Malheureusement, la solution préconisée par l’administration Obama pour remédier à la situation n’est pas une option viable. Le projet de réforme du secteur financier du sénateur Christopher Dodd, actuellement débattu au Sénat, prévoit la création d’un processus de “résolution”, sous forme d’une agence gouvernementale ayant les capacités juridiques pour gérer une faillite ordonnée. Les partisans du projet font valoir que cette approche s’appuie sur le succès de la Federal Deposit Insurance Corporation (FDIC), qui a un long historique de fermetures de banques de petite et moyenne taille. Dans ce contexte, le processus de “résolution” pour une banque signifie le limogeage de ses dirigeants, la dissolution des actionnaires et des pertes pour les créanciers non assurés. C’est essentiellement une forme de banqueroute, avec un peu plus de discrétion !

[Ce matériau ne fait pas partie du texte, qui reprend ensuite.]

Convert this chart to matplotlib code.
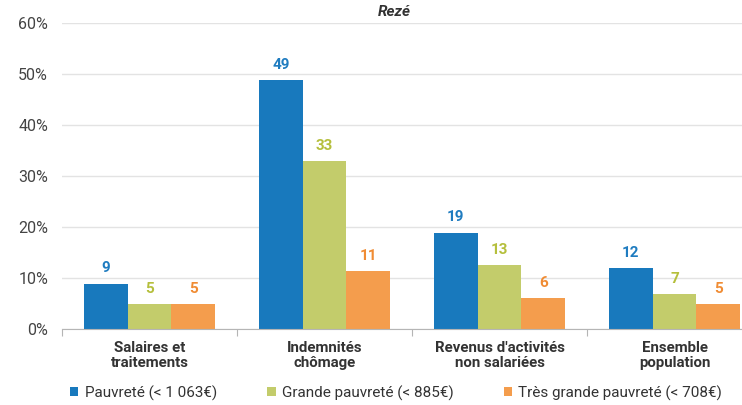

Mais la mise en oeuvre de ce mécanisme, apparemment parfait, présente dans la pratique une difficulté insurmontable pour les grandes institutions. Imaginez-vous le moment critique où une décision doit être prise concernant la faillite possible d’une mégabanque, comme JP Morgan Chase, dont les actifs s’élèvent à près de 2.000 milliards de dollars. Vous êtes un décideur de haut niveau ; vous êtes armé avec le processus de “résolution” Dodd et vous entamez la réunion, bien décidé à ne pas venir en aide à la banque en difficulté. A ce moment-là, quelqu’un vous rappelle que JP Morgan Chase est une complexe institution financière mondiale. Le dispositif Dodd détermine les conditions d’une reprise aux Etats-Unis seulement et non pas dans les dizaines d’autres pays où opèrent des filiales ou autres entités. Ces dernières seront alors promises à une banqueroute pure et simple, pour laquelle les différents gouvernements tenteraient de trouver des solutions improvisées.

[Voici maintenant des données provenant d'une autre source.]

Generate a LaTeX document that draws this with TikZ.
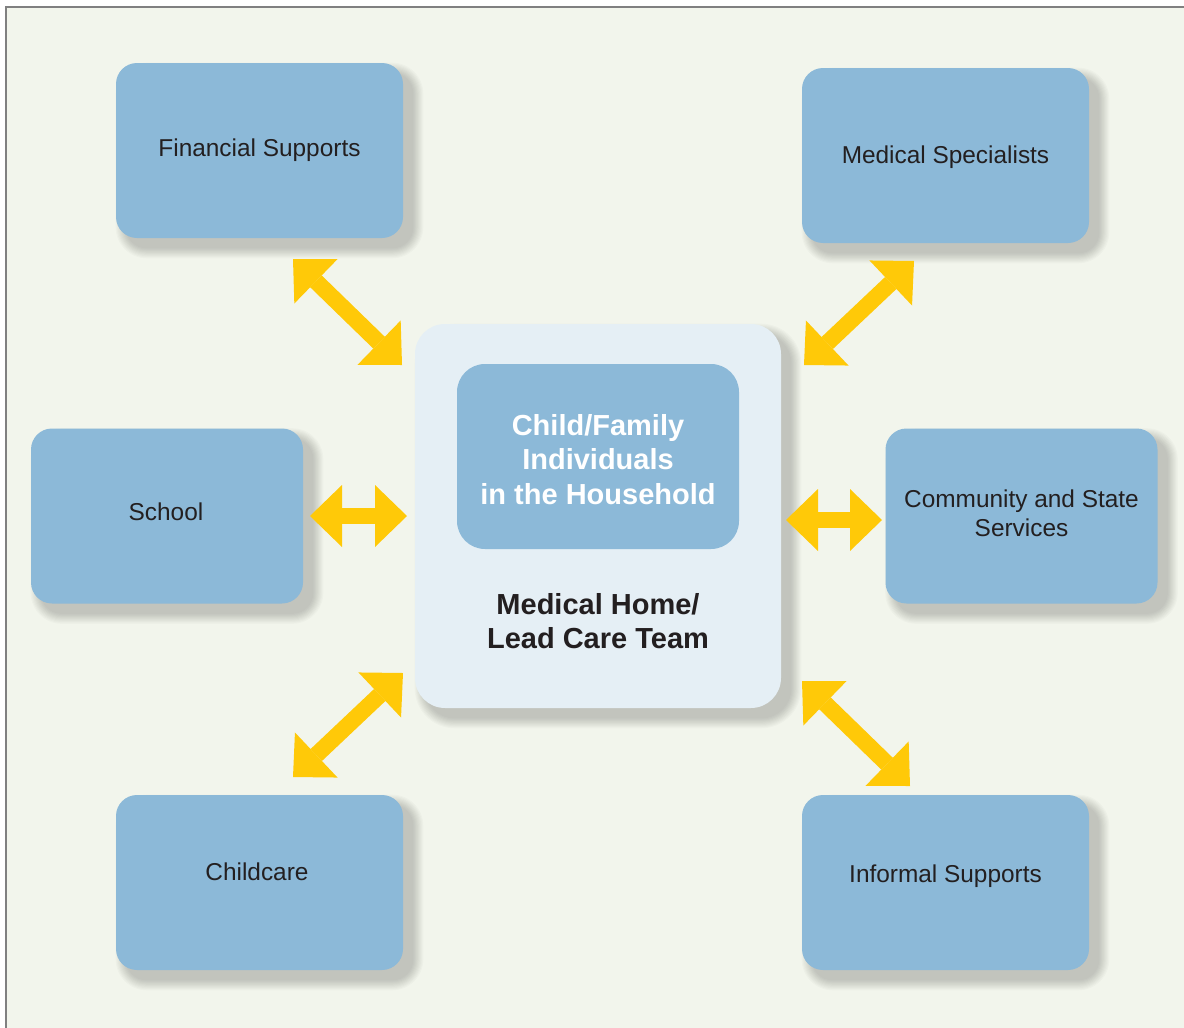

Les conséquences de ces réactions non coordonnées seraient effrayantes et à la limite du chaos. C’est exactement ce qui s’est produit pour Lehman Brothers. L’existence d’un processus de “résolution” ne contribue en rien à limiter les dégâts ou la panique. Une faillite de ce genre pourrait être gérée de manière plus ordonnée par le biais d’une autorité de réglementation transnationale. Mais aucun mécanisme de ce genre n’existe, ni n’existera dans un avenir prévisible. Les décideurs des autres pays du G20 sont très clairs sur ce point : personne ne conviendra a priori d’une manière spécifique de gérer la faillite d’une grande banque mondiale.
Au moment où JP Morgan Chase, ou n’importe laquelle des six principales banques américaines, fera faillite, la même question qu’en septembre 2008 se posera : viendrez-vous à l’aide de cette banque ou la laisserez-vous faire faillite ? Sauter le pas ou prendre du recul, le temps de trouver une solution pour sauver le système sur fonds publics ? Il est plus que probable que la seconde solution prévale. Quand rien ne va plus, il est beaucoup moins effrayant de sauver une mégabanque que de la laisser sombrer. Et bien sûr, les marchés du crédit le savent, raison pour laquelle ils prêtent à un taux moins élevé à JP Morgan Chase et aux autres grandes banques qu’aux banques plus petites qui, elles, peuvent vraiment faire faillite. Les grandes banques peuvent ainsi devenir plus grandes encore. Et plus elles sont grandes, plus les créanciers sont en sécurité. Et plus les conséquences globales seront catastrophiques.